Friday, 24 February 2017

Kisah Bom Atom Buatan Indonesia


Uji coba bom hidrogen (termo nuklir) AS di Kepulauan Marshall (Pasifik) pada 1954, membuat Sukarno khawatir wilayah Indonesia timur terkena dampak radiasi. Dia lalu mencari ahli radiologi dalam negeri untuk melakukan penyelidikan. Sukarno mengeluarkan Keppres No. 230/1954 tentang pembentukan Panitia Negara untuk Penjelidikan Radio-Aktivitet pada 23 November 1954. Panitia ini dipimpin ahli radiologi dalam negeri, G.A. Siwabessy, yang baru pulang studi di London.

Tim lalu bergerak dengan prioritas tempat-tempat yang berdekatan dengan Samudera Pasifik, seperti Manado, Ambon, dan Timor. Hasil penyelidikan tim menyimpulkan, Indonesia aman dari dampak ujicoba bom AS.

Selesai tugas itu, tim menyarankan kepada pemerintah agar menaruh perhatian lebih kepada pernukliran. Upaya tersebut menuai hasil. Pemerintah lalu membentuk Dewan Tenaga Atom dan Lembaga Tenaga Atom (LTA).

Siwabessy, yang dipercaya menjadi direktur jenderal LTA, lalu membuat blue print pengembangan nuklir nasional. Selain memberi beasiswa kepada anak bangsa ke berbagai negara untuk mempelajari nuklir, LTA aktif berkeliling untuk mempelajari nuklir. Berbagai kerjasama juga dijajaki, yang terpenting dengan Badan Tenaga Atom Internasional (IAEA).

Kerjasama itu membuat Indonesia mendapatkan bantuan dari AS. Pada Juni 1960, Indonesia menandatangani kerjasama bilateral di bidang nuklir dengan AS di bawah program “Atom for Peace”. Selain memberi dukungan dana sebesar 350 ribu dolar untuk pembangunan reaktor nuklir, dan 141 ribu dolar untuk riset pengembangan. AS juga mengirim tenaga ahlinya. Meski menuai pro-kontra, Indonesia berhasil membangun reaktor nuklir pertamanya, Triga-Mark II, pada April 1961.
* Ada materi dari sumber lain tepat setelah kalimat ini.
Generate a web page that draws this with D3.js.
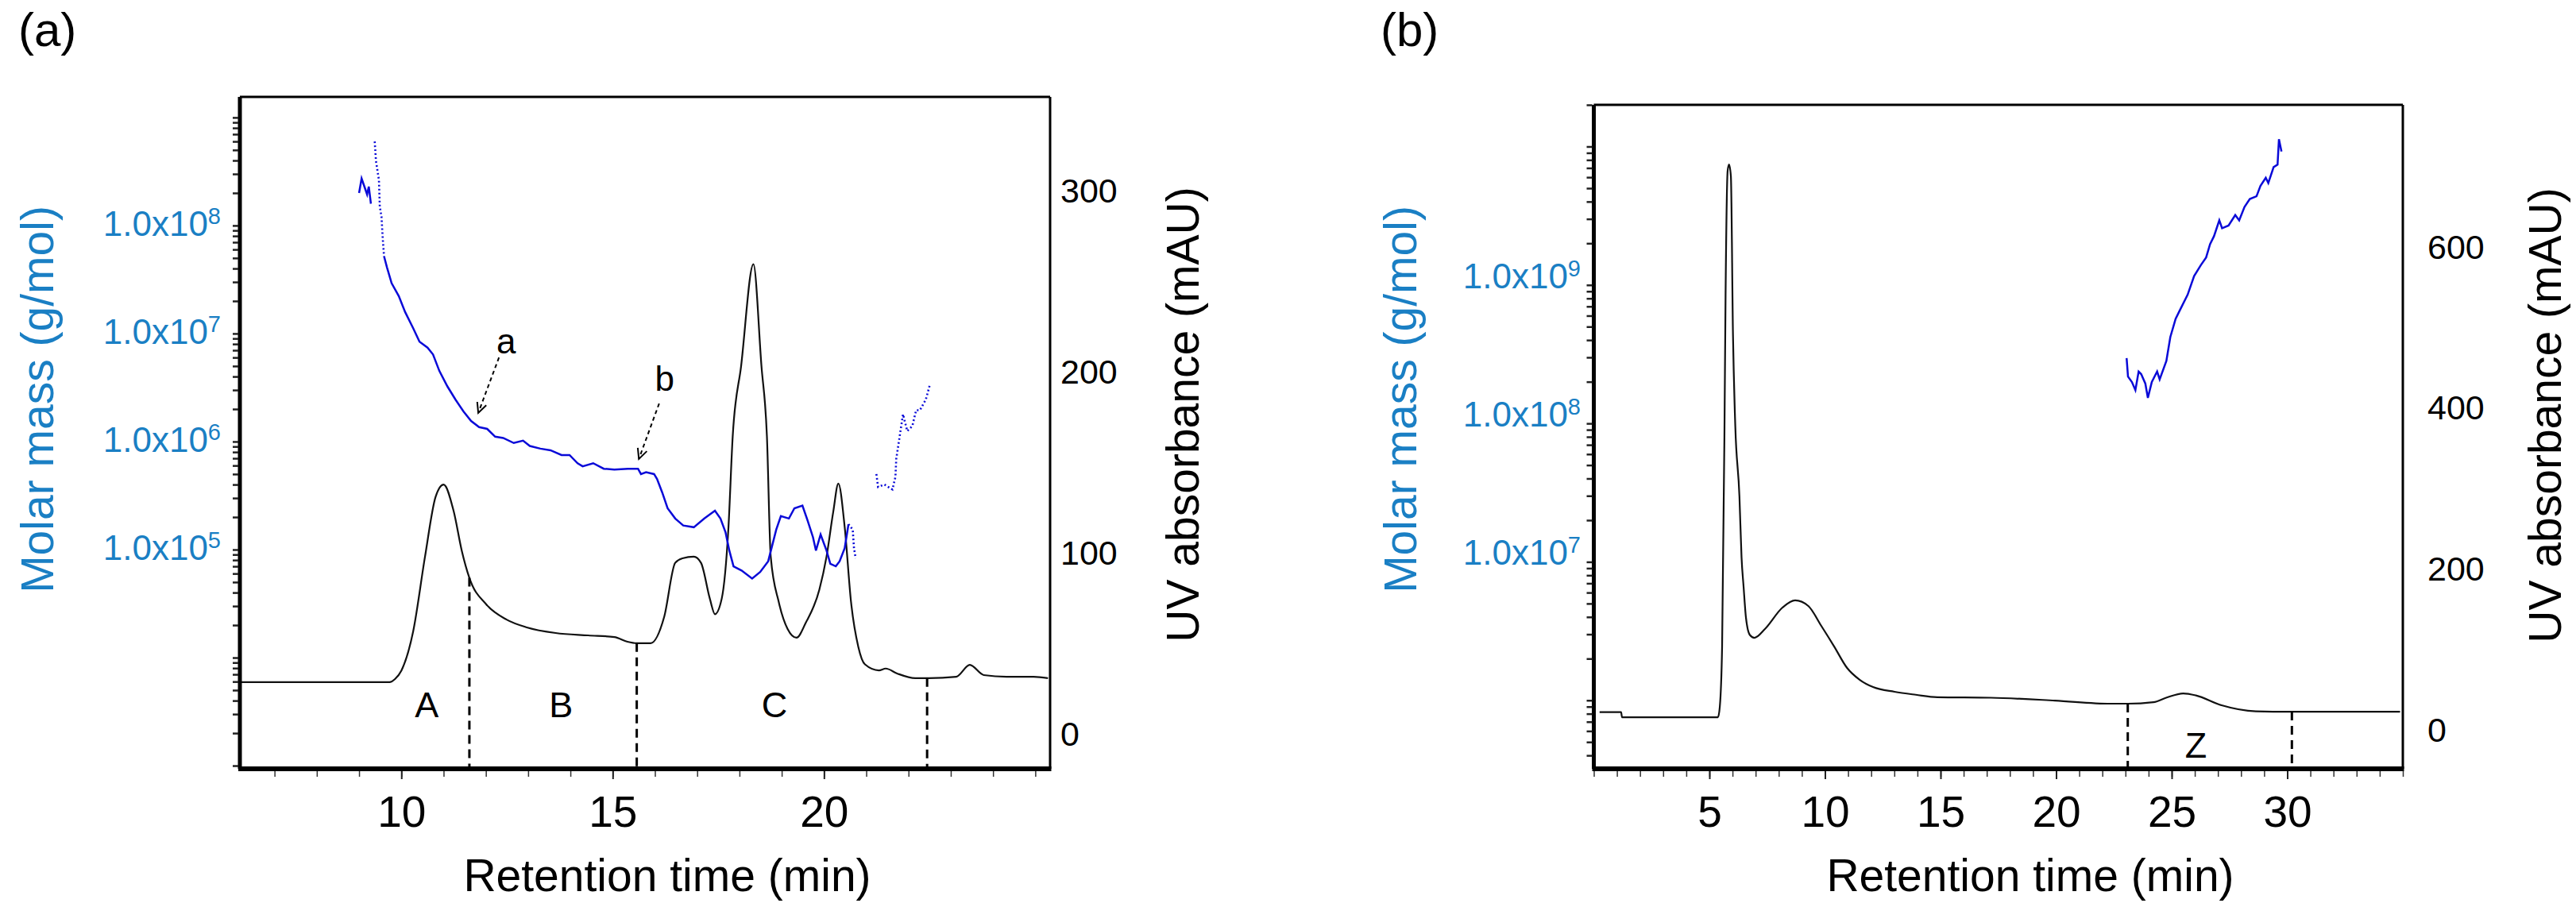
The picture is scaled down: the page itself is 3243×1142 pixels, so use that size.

Namun, kerjasama itu perlahan berubah bentuk seiring berubahnya hubungan Indonesia-AS. Kematian Presiden John F. Kennedy membuat hubungan Indonesia-AS tak lagi mesra. Sukarno makin lantang mengkampanyekan perlawanan terhadap neokolonialisme dan imperialisme yang ditopang negeri-negeri tua seperti AS.

Keberhasilan Tiongkok dalam ujicoba bom atom pertamanya pada 16 Oktober 1964 menginspirasi Sukarno untuk melakukan hal serupa. Menurut Sulfikar Amir dalam “The State and the Reactor: Nuclear Politics in Post-Suharto Indonesia,” dimuat jurnal Indonesia, ketertarikan Sukarno didorong oleh ancaman terhadap keamanan Indonesia setelah AS melancarkan Perang Vietnam dan Inggris menyokong pembentukan Federasi Malaysia. Selain itu, ini merupakan taktik Sukarno untuk memperoleh dukungan dari dua kubu politik dalam negeri yang terus berseteru, Angkatan Darat dan PKI.

Sukarno lalu diam-diam mengirim ahli-ahli nuklir dan petinggi militer Indonesia ke Tiongkok untuk belajar membuat bom atom. Hal itu dia lakukan karena adanya perjanjian mengikat antara Indonesia dengan AS, yang tak membolehkan Indonesia berpaling dari AS dalam pengembangan nuklirnya. Amerika tak bisa menghentikan langkahnya kendati kemudian rencana besar itu redup seiring kejatuhan Sukarno pada 1965.